Cut Through The Noise: Aimée, Quinn XCII, Alicia Keys


Illustration by Isaac Wert

Samantha Klepfer

‘Don’t Call Me Pretty’ by Aimée ★☆☆☆☆

“Don’t Call Me Pretty” opens with a strong, though derivative sequence of synth chords and an interesting use of syncopation, giving off “Daft Punk” vibes throughout. The song is not well-produced, as there are a number of times where Aimée cuts herself off while she’s singing. The pre-chorus is interesting and has a distinct Ariana Grande feel to it with the extremely high vocals leading into a much lower chorus. The rhythm and melody are uninteresting and fade into the neverending slew of songs with a dance beat. The beat during the chorus is very derivative, however, despite its lack of originality, it is very catchy. Even the bridge, though it seems promising with a slightly more interesting melody and a change up from the synth to the piano, is extremely boring with bland, uninspired lyrics, and way too much repetition for a song that already didn’t have a lot of new aspects going for it. Though the first verse has a few decent lines, the rest of the song seems as though who thought up the first three lyrics and then decided who would depend on only those bits to carry the rest of the song. The track feels like a cheap attempt to copy the same old dance track with a feminist messge — the entire song feels unoriginal and is a continuous reminder of better songs that I’d rather be listening to, even Aimée’s riffs are imitations.

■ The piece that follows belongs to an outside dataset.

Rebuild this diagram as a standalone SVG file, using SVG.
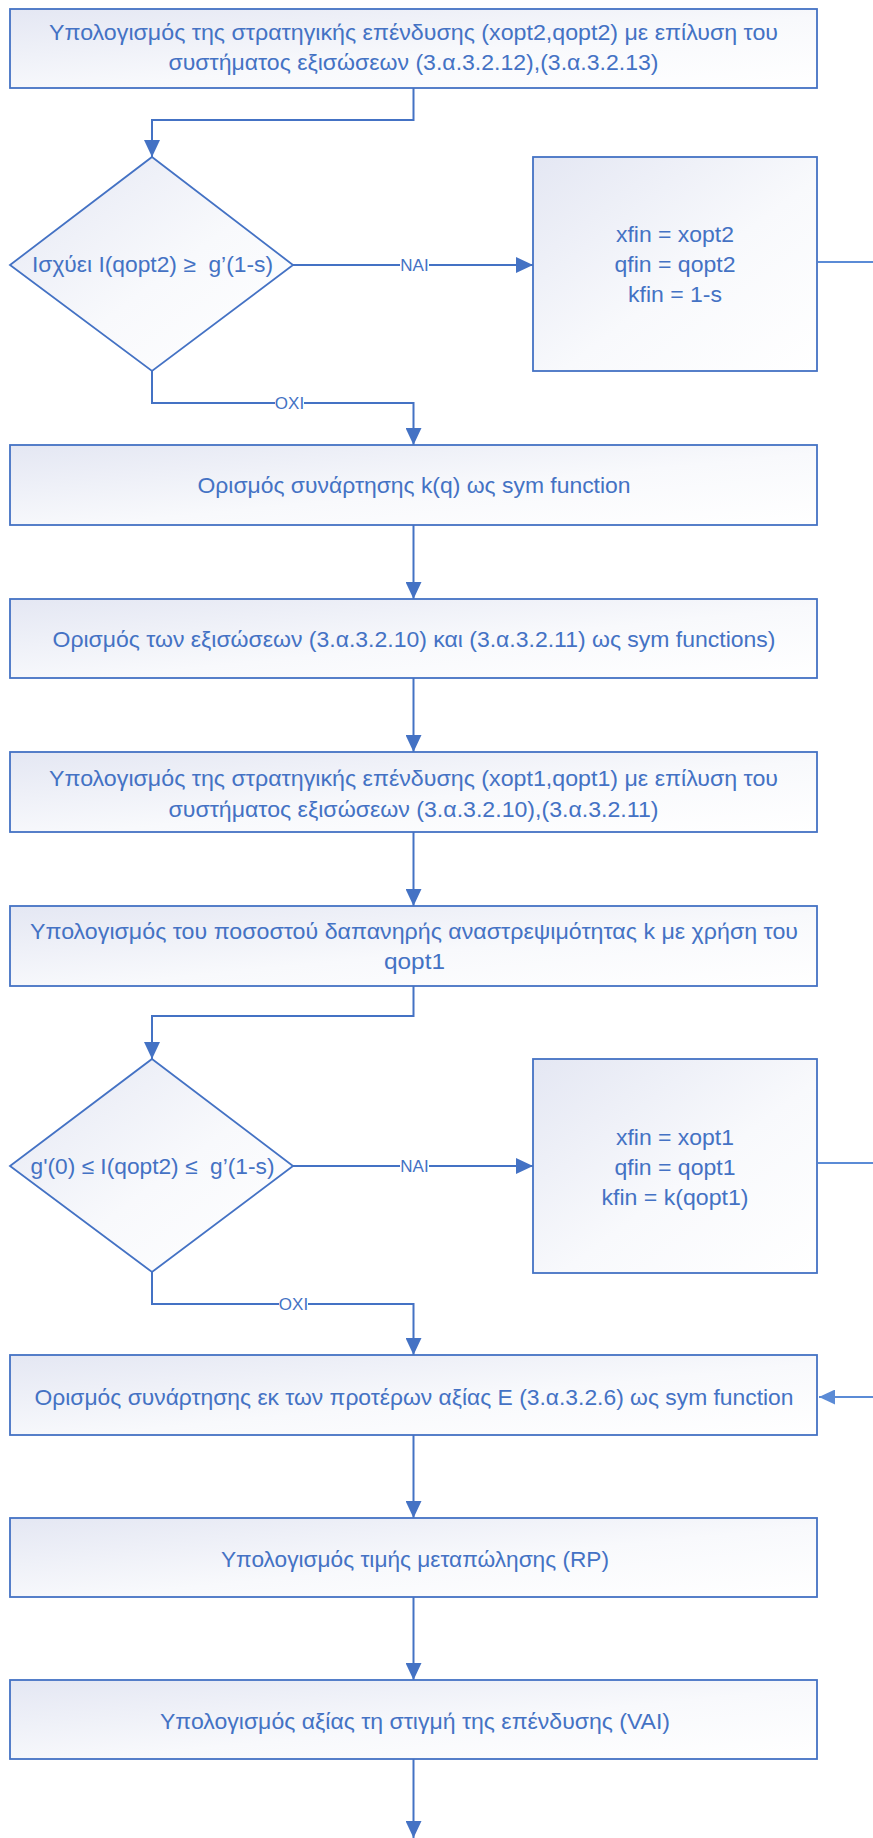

‘Two 10s’ by Quinn XCII ★★☆☆☆

Quinn XCII’s latest track, “Two 10s” is a disappointment of a song. Starting out with a great bass line, the simple beginning and verse draw the listener in. The lyrics are acceptable and the beat employs an entertaining amount of syncopation. However, the chorus is boring and underwhelming, overall too simple and relaxed. Going from good to bland, the first verse starts out strong and everything goes downhill from there. The track completely lacks any sort of climax or direction, and the plain format also prevents Quinn XCII from really showing anything impressive vocally. For a song that’s entirely about asking to borrow money, the lyrics aren’t bad, though the lack of a compelling subject definitely isn’t doing the song any favors. The use of gang vocals is shockingly boring and lacks excitement, matching with the rest of the song, indicating Quinn XCII may want to start looking for a new producer. The bridge is outrageously boring and overall not terribly relatable or exciting and though there are aspects of the melody that show promise, they are buried by the mediocrity surrounding them. “Two 10s” may have been a good idea in theory, but in practice the track feels thin and unenthusiastic, and is in desperate need of a bass drop.

‘Underdog’ by Alicia Keys ⅘ stars ★★★★☆

Alicia Keys’ latest track starts out with a funk opening guitar riff, where the guitar functions as a percussion instrument, blending with the background vocals. The verses and chorus have a compelling, dynamic melody and the lyrics are well-written. The track is different from the usual underdog song in that it has a more upbeat, bouncy feel as opposed to the typical motivational ballad with this kind of message. The song shows an interesting range of perspectives in a fun departure from Keys’ usual R&B ballad style. “Underdog” also differentiates itself slightly from other similar tracks in that it deals with slightly more difficult, nuanced topics that your average underdog song. The strong rhythm blends well with the lyrics and melody, however the song falls into the trap of cliches, overusing already overused phrases — a common, though still disappointing, mistake for motivational music. The song is a good addition to Keys’ repertoire but, even though it’s formatted with a section at the end where Keys could riff over the top of the music, the song doesn’t quite do her incredible voice justice. Though there are cliche or derivative elements, the style and beat of this song help it stand out amongst the many similar songs in its genre.